> **WHAT THE TASK REQUIRES**
Track down the lines that contain "this" and copy them.

> **DATA SHOWN**
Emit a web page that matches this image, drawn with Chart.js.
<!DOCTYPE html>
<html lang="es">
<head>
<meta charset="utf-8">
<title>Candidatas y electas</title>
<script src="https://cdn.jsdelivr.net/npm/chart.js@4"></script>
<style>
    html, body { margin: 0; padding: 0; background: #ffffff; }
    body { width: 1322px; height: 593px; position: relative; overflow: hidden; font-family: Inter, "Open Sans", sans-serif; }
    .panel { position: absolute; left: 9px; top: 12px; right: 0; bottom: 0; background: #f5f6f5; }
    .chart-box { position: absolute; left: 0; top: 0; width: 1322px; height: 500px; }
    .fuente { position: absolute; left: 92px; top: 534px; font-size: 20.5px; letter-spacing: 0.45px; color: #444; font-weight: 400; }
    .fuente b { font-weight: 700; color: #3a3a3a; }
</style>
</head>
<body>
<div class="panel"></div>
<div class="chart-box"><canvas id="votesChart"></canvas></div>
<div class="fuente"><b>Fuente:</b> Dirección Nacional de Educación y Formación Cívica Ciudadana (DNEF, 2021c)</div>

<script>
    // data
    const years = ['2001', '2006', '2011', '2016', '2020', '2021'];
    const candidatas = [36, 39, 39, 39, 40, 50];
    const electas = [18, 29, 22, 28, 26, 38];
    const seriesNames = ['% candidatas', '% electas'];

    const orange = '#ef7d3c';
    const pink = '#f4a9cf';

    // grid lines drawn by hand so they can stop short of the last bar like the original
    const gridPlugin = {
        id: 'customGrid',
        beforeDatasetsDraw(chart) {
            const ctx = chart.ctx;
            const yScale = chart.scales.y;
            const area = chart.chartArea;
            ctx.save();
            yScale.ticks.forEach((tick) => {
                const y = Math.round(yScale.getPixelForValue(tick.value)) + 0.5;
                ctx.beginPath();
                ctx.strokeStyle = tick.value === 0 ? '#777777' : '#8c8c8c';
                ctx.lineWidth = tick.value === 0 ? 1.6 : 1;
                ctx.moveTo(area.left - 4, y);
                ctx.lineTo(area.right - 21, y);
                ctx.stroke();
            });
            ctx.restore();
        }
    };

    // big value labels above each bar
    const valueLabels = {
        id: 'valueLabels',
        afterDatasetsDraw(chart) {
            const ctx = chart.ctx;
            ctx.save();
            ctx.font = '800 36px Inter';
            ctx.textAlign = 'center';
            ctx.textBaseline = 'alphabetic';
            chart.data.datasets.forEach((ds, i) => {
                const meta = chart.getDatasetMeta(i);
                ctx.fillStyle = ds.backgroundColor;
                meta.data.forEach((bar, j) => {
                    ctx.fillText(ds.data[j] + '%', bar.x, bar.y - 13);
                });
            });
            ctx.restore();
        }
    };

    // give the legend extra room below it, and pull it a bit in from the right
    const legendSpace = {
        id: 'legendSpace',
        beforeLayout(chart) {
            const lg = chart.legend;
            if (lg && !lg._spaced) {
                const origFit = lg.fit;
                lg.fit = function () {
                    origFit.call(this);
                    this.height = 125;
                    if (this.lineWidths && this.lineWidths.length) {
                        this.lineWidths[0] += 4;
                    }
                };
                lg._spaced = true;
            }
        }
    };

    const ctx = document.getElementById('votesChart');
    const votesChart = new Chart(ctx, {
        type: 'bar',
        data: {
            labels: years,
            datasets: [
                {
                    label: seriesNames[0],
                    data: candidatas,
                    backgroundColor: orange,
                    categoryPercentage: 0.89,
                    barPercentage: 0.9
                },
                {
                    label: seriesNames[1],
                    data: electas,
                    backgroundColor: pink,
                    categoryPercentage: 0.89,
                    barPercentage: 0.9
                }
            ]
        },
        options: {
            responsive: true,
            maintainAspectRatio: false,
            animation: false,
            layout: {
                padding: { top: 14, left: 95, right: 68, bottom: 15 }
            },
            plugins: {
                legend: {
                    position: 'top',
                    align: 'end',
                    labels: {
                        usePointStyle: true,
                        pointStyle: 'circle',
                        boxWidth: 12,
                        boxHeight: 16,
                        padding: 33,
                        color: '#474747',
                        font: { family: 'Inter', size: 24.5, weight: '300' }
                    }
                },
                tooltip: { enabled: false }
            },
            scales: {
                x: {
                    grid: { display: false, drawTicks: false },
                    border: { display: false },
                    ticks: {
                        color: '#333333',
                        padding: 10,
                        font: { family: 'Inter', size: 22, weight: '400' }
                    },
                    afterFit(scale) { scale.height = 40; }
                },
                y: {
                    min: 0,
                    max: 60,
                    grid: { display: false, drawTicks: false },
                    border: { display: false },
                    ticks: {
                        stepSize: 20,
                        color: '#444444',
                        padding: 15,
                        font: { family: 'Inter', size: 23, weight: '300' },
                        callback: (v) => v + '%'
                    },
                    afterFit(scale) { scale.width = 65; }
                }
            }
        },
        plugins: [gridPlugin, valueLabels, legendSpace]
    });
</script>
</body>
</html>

> **ANSWER TO THE PROBLEM**
Emit a web page that matches this image, drawn with Chart.js.
                    origFit.call(this);
                    this.height = 125;
                    if (this.lineWidths && this.lineWidths.length) {
                        this.lineWidths[0] += 4;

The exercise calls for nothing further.